Gastroesophageal reflux disease (GERD) may occur with acid, bile or in a mixed form. Endoscopic injury and mucosal metaplasia are a known sequelae to pathological GERD. The aim of the study was to determine the contribution of acid and duodenogastroesophageal reflux to endoscopic severity in patients with GERD and Barrett's esophagus (BE). Ninety-one patients complaining of reflux symptoms were studied with upper gastrointestinal endoscopy and graded to nonerosive reflux disease (NERD), erosive reflux disease (ERD) and BE. Esophageal manometry and simultaneous ambulatory 24-h esophageal pH and bilirubin monitoring (Bilitec 2000) were performed in all patients. Seventy-one patients (78.0%) had ERD (Savary-Miller (grade I-III), 11 patients (12.1%) had NERD and 9 patients (9.9%) had BE, which were suspected endoscopically and diagnosed by histological esophageal biopsy.

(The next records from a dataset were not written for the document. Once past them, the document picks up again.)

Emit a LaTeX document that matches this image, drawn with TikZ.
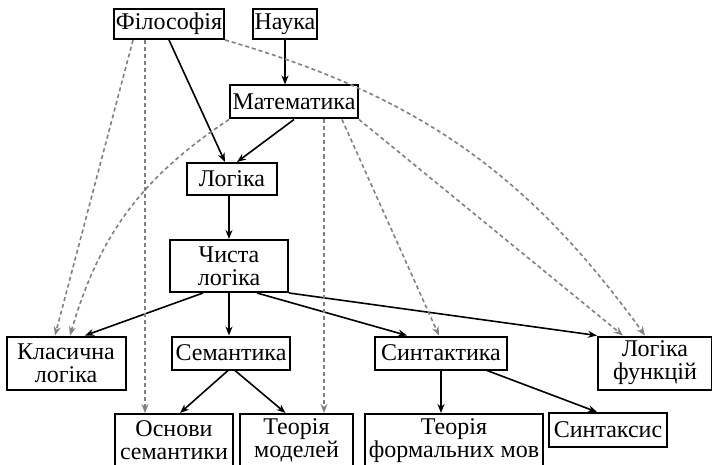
\documentclass[tikz,border=0pt]{standalone}
\usepackage{fontspec}
\setmainfont{Liberation Serif}
\usetikzlibrary{arrows.meta,calc}

\begin{document}
\begin{tikzpicture}[x=0.5pt, y=-0.5pt,
    box/.style={draw, line width=1pt, align=center, inner sep=1pt, minimum height=16.5pt},
    tall/.style={box, minimum height=26.5pt},
    link/.style={->, line width=0.8pt},
    hint/.style={->, gray, dash pattern=on 2pt off 1.5pt, line width=0.8pt},
    >={Stealth[length=4.5pt, width=3.5pt]}]
  \useasboundingbox (0,0) rectangle (712,465);
  \clip (0,0) rectangle (712,465);
  \fontsize{12}{11.5}\selectfont
  \node[box, minimum width=54pt, minimum height=15pt] (fil) at (169,24) {Філософія};
  \node[box, minimum width=28pt, minimum height=15pt] (nauka) at (285,24) {Наука};
  \node[box, minimum width=64pt] (mat) at (294,102) {Математика};
  \node[box, minimum width=45pt, minimum height=16pt] (log) at (232,179) {Логіка};
  \node[box, minimum width=59pt, minimum height=26pt] (chysta) at (229,266) {Чиста\\логіка};
  \node[tall, minimum width=59.5pt] (klas) at (66,363) {Класична\\логіка};
  \node[box, minimum width=59pt] (sem) at (231,353) {Семантика};
  \node[box, minimum width=66pt] (synt) at (441,353) {Синтактика};
  \node[tall, minimum width=57pt] (logf) at (655,363) {Логіка\\функцій};
  \node[tall, minimum width=59pt] (osn) at (174,440.5) {Основи\\семантики};
  \node[tall, minimum width=56.5pt] (teor) at (296.5,440.5) {Теорія\\моделей};
  \node[tall, minimum width=89pt] (tfm) at (454,440.5) {Теорія\\формальних мов};
  \node[box, minimum width=59pt, minimum height=17pt] (syntaks) at (608,430) {Синтаксис};

  \path[link] (nauka.south) edge (nauka.south |- mat.north);
  \path[link] (fil.south) edge ($(log.north)+(-7,0)$);
  \path[link] (mat.south) edge ($(log.north)+(5,0)$);
  \path[link] (chysta.north |- log.south) edge (chysta.north);
  \path[link] ($(chysta.south)+(-26,0)$) edge ($(klas.north)+(19,0)$);
  \path[link] (chysta.south) edge (chysta.south |- sem.north);
  \path[link] ($(chysta.south)+(28,0)$) edge ($(synt.north)+(-34,0)$);
  \path[link] (chysta.south east) edge (logf.north west);
  \path[link] ($(sem.south)+(-3,0)$) edge ($(osn.north)+(6,0)$);
  \path[link] ($(sem.south)+(4,0)$) edge ($(teor.north)+(-11,0)$);
  \path[link] (synt.south) edge (synt.south |- tfm.north);
  \path[link] ($(synt.south)+(46,0)$) edge ($(syntaks.north)+(-11,0)$);

  \path[hint] ($(fil.south)+(-36,0)$) edge ($(klas.north)+(-11,0)$);
  \path[hint] ($(fil.south)+(-24,0)$) edge ($(osn.north)+(-29,0)$);
  \path[hint] (fil.south east) edge[bend left=19] ($(logf.north)+(-10,0)$);
  \path[hint] (mat.south west) edge[bend right=20] ($(klas.north)+(4,0)$);
  \path[hint] ($(mat.south)+(30,0)$) edge ($(teor.north)+(27.5,0)$);
  \path[hint] ($(mat.south)+(48,0)$) edge ($(synt.north)+(-2,0)$);
  \path[hint] (mat.south east) edge ($(logf.north)+(-32,0)$);
\end{tikzpicture}
\end{document}
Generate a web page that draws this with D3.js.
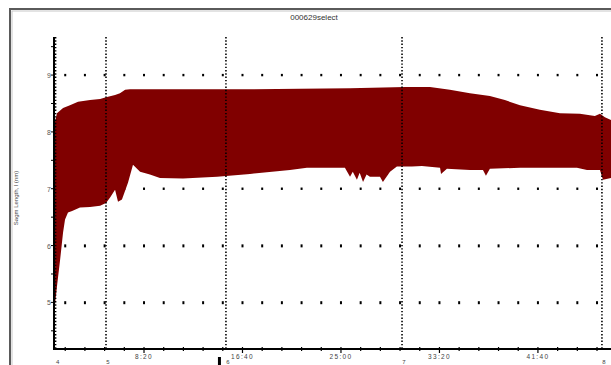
<!DOCTYPE html>
<html>
<head>
<meta charset="utf-8">
<script src="https://cdn.jsdelivr.net/npm/d3@7"></script>
<style>
  body { margin: 0; background: #fff; }
  text { font-family: "Liberation Sans", Arial, sans-serif; }
</style>
</head>
<body>
<div class="container"></div>
<script>
// Envelope of the oscillating trace (time in s, length in um)
const upperT = [48, 58, 89, 124, 165, 226, 277, 307, 353, 378, 404, 429, 700, 1038, 1292, 1546, 1825, 1952, 2053, 2155, 2256, 2332, 2409, 2510, 2612, 2713, 2789, 2815, 2840, 2871];
const upperV = [8.18, 8.33, 8.42, 8.47, 8.53, 8.56, 8.58, 8.61, 8.65, 8.68, 8.74, 8.75, 8.75, 8.75, 8.76, 8.77, 8.79, 8.79, 8.74, 8.68, 8.63, 8.56, 8.47, 8.39, 8.33, 8.32, 8.28, 8.32, 8.26, 8.21];
const lowerT = [48, 58, 74, 89, 99, 114, 135, 175, 226, 277, 307, 327, 353, 368, 388, 419, 444, 480, 530, 581, 698, 871, 1038, 1241, 1327, 1520, 1546, 1560, 1581, 1595, 1612, 1630, 1647, 1698, 1713, 1749, 1784, 1860, 1911, 2003, 2008, 2038, 2155, 2221, 2236, 2256, 2409, 2698, 2749, 2815, 2830, 2871];
const lowerV = [4.96, 5.28, 5.75, 6.23, 6.46, 6.58, 6.61, 6.67, 6.68, 6.70, 6.75, 6.84, 6.98, 6.77, 6.81, 7.11, 7.42, 7.30, 7.25, 7.19, 7.18, 7.21, 7.26, 7.33, 7.37, 7.37, 7.21, 7.30, 7.16, 7.28, 7.12, 7.25, 7.21, 7.21, 7.12, 7.30, 7.39, 7.39, 7.40, 7.37, 7.26, 7.35, 7.33, 7.33, 7.23, 7.35, 7.37, 7.37, 7.33, 7.33, 7.16, 7.19];

// Event markers
const markerT = [51, 307, 916, 1810, 2825];
const markerLabels = ['4', '5', '6', '7', '8'];
const cursorT = 883;

const xTicks = [500, 1000, 1500, 2000, 2500];
const xTickLabels = ['8:20', '16:40', '25:00', '33:20', '41:40'];
const yTicks = [5, 6, 7, 8, 9];
const gridRows = [5, 6, 7, 8, 9];

const width = 611, height = 365;
const plot = {left: 54, right: 611, top: 37, bottom: 349};

const svg = d3.select('.container').append('svg')
    .attr('width', width).attr('height', height);

const x = d3.scaleLinear().domain([43, 2871]).range([plot.left, plot.right]);
const y = d3.scaleLinear().domain([4.18, 9.67]).range([plot.bottom, plot.top]);

// Frame
svg.append('rect').attr('x', 10).attr('y', 9).attr('width', 700).attr('height', 400)
    .attr('fill', 'none').attr('stroke', '#5a5a5a').attr('stroke-width', 2);
svg.append('rect').attr('x', 12).attr('y', 11).attr('width', 700).attr('height', 400)
    .attr('fill', 'none').attr('stroke', '#c8c8c8').attr('stroke-width', 1);

// Title
svg.append('text').attr('x', 314).attr('y', 20).attr('text-anchor', 'middle')
    .style('font-size', '8px').attr('fill', '#333').text('000629select');

// Grid dots (under the data)
const minorT = d3.range(100, 2900, 100);
const grid = svg.append('g');
gridRows.forEach(v => {
    grid.selectAll(null).data(minorT).enter().append('rect')
        .attr('x', d => x(d) - 1).attr('y', y(v) - 1.2)
        .attr('width', 2).attr('height', v <= 6 ? 3 : 2.4).attr('fill', '#000');
});

// Trace band
const pts = upperT.map((t, i) => [x(t), y(upperV[i])])
    .concat(lowerT.map((t, i) => [x(t), y(lowerV[i])]).reverse());
svg.append('path').attr('d', d3.line()(pts) + 'Z').attr('fill', '#800000');

// Marker lines
svg.append('g').selectAll('line').data(markerT).enter().append('line')
    .attr('x1', d => x(d)).attr('x2', d => x(d))
    .attr('y1', plot.top).attr('y2', plot.bottom)
    .attr('stroke', '#000').attr('stroke-width', 1.6).attr('stroke-dasharray', '1.4,1.9');
svg.append('g').selectAll('text').data(markerT).enter().append('text')
    .attr('x', d => x(d) + 2).attr('y', 364).attr('text-anchor', 'middle')
    .style('font-size', '6px').attr('fill', '#444')
    .text((d, i) => markerLabels[i]);
svg.append('rect').attr('x', x(cursorT) - 1.5).attr('y', 357).attr('width', 3).attr('height', 9).attr('fill', '#000');

// Axes
svg.append('line').attr('x1', plot.left).attr('x2', plot.left).attr('y1', plot.top).attr('y2', plot.bottom + 1)
    .attr('stroke', '#000').attr('stroke-width', 2);
svg.append('line').attr('x1', plot.left - 1).attr('x2', width).attr('y1', plot.bottom).attr('y2', plot.bottom)
    .attr('stroke', '#000').attr('stroke-width', 2);

// y ticks
const yMinor = d3.range(4.5, 9.6, 0.5);
svg.append('g').selectAll('line').data(yMinor).enter().append('line')
    .attr('x1', plot.left - 3).attr('x2', plot.left).attr('y1', d => y(d)).attr('y2', d => y(d))
    .attr('stroke', '#000').attr('stroke-width', 1);
svg.append('g').selectAll('text').data(yTicks).enter().append('text')
    .attr('x', plot.left - 3).attr('y', d => y(d) + 3).attr('text-anchor', 'end')
    .style('font-size', '7px').attr('fill', '#555').text(d => d);

// x ticks
svg.append('g').selectAll('line').data(minorT).enter().append('line')
    .attr('x1', d => x(d)).attr('x2', d => x(d)).attr('y1', plot.bottom - 2)
    .attr('y2', d => xTicks.includes(d) ? plot.bottom + 4 : plot.bottom + 2)
    .attr('stroke', '#000').attr('stroke-width', 1.2);
svg.append('g').selectAll('text').data(xTicks).enter().append('text')
    .attr('x', d => x(d)).attr('y', 359).attr('text-anchor', 'middle')
    .style('font-size', '6.5px').style('letter-spacing', '1.3px').attr('fill', '#444')
    .text((d, i) => xTickLabels[i]);

// y label
svg.append('text').attr('transform', 'translate(18,198) rotate(-90)')
    .attr('text-anchor', 'middle').style('font-size', '6px').attr('fill', '#444')
    .text('Sagm Length, l (nm)');
</script>
</body>
</html>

Combined 24-h esophageal bilirubin and pH monitoring revealed the following: 39 patients (42.9%) had mixed acid and bile reflux, 16 (17.6%) had pathological acid reflux alone, 18 (19.8%) had bile reflux alone and 18 patients (19.8%) showed no evidences of abnormal reflux. The percentage of the total time of the bilirubin absorbance > 0.14 in 71 patients with ERD was (8.18+/-11.28%) and in 9 patients with BE was (15.48+/-30.48%), which was significantly greater than that in 11 patients with NERD (4.48+/-8.99%), P<0.05 and P=0.01 respectively. All the BE patients had abnormal esophageal bile reflux (bile alone (3 patients)); and mixed bile and acid (6 patients)); 44 of 71 patients (61.97%) with ERD had abnormal esophageal bile reflux (alone (13 patients) and mixed bile and acid (31 patients)); meanwhile, 15 of them (21.2%) had abnormal acid exposure alone. Despite 11 patients having NERD, four patients (36.4%) had abnormal esophageal bile reflux and two of them had mixed reflux of bile with acid. We believe that the Bilitec method reliably identifies the presence of bilirubin and quantitatively detects the duodenogastroesophageal reflux of bile. Mixed reflux (acid and bile) is the chief pattern of reflux in our GERD patients. Bile reflux either alone or along with acid reflux contributes to the severity of erosive and nonerosive reflux diseases as well as in BE.